Conclusion
At the top of this review, I stated that the Impact 700 could be a sweet spot for many users in terms of design and features and also that the price was troublesome considering certain feature omissions. What I mean by that is that if you forget about the price for a moment, the Impact 700 is a fine balance of more refined "mature" design sensibilities and fun stuff like glowing lights.
Many users don't care to trick out their keyboards with the equivalent of rave lighting, with complicated game-specific profiles and layered effects and pulsations, but they may still enjoy a little backlighting. The Impact 700 has, simply, all-red lighting with a couple of effects available on the device itself. (And you can turn the lights off entirely.) One knock on the lighting, though, is the inconsistency around the edges of the key areas.

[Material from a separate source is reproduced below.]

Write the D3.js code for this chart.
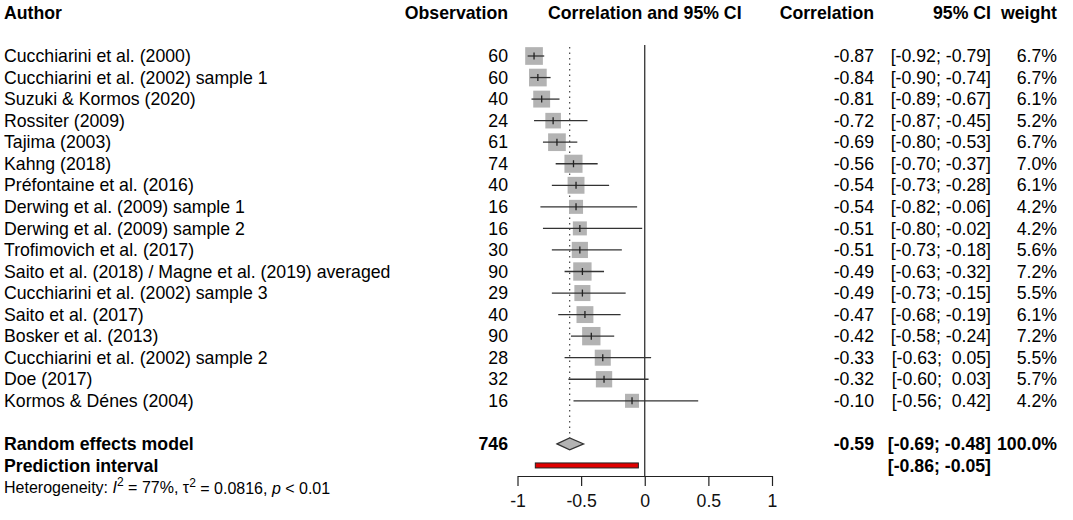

Those same users often don't want a flashy keyboard that looks like something Master Chief would game on, and thus the chilled-out, simple, all-black rectangle chassis design (against which that red lighting really pops) is appealing. Further, many of those users spend as much time typing up reports and spreadsheets as they do blasting their way through Call of Duty (probably more, actually), so the Cherry MX Brown switches are ideal, as they offer more-quiet performance than Blues (for an office setting) but still give you some semblance of the smoother action of Reds.
There's no software to mess with, either; you just plug the thing in and get going. With the passthrough ports, that gives you a quick plug-and-play experience for your keyboard, mouse, headphones and so on.
Further, the build quality is excellent, thanks largely to the steel backplate.
But...at some point you have to look at the price tag and wonder where your dollars are going. The Impact 700 costs nearly $200--an "impact" on your wallet, indeed. To put that in perspective, that's pricier than anything Razer or Corsair make, and you don't get those choice value-adds like RGB lighting, software to program lights and macros, game profiles, or an extra bank of macro keys.
By no means am I suggesting that you need any of those features to have a great gaming keyboard, but at this price point, one expects the moon.
Further, fairly or not, Turtle Beach does not have the gravitas as a keyboard maker to demand such a premium. The Impact 700 is a fine product, but the price needs to be sliced in half.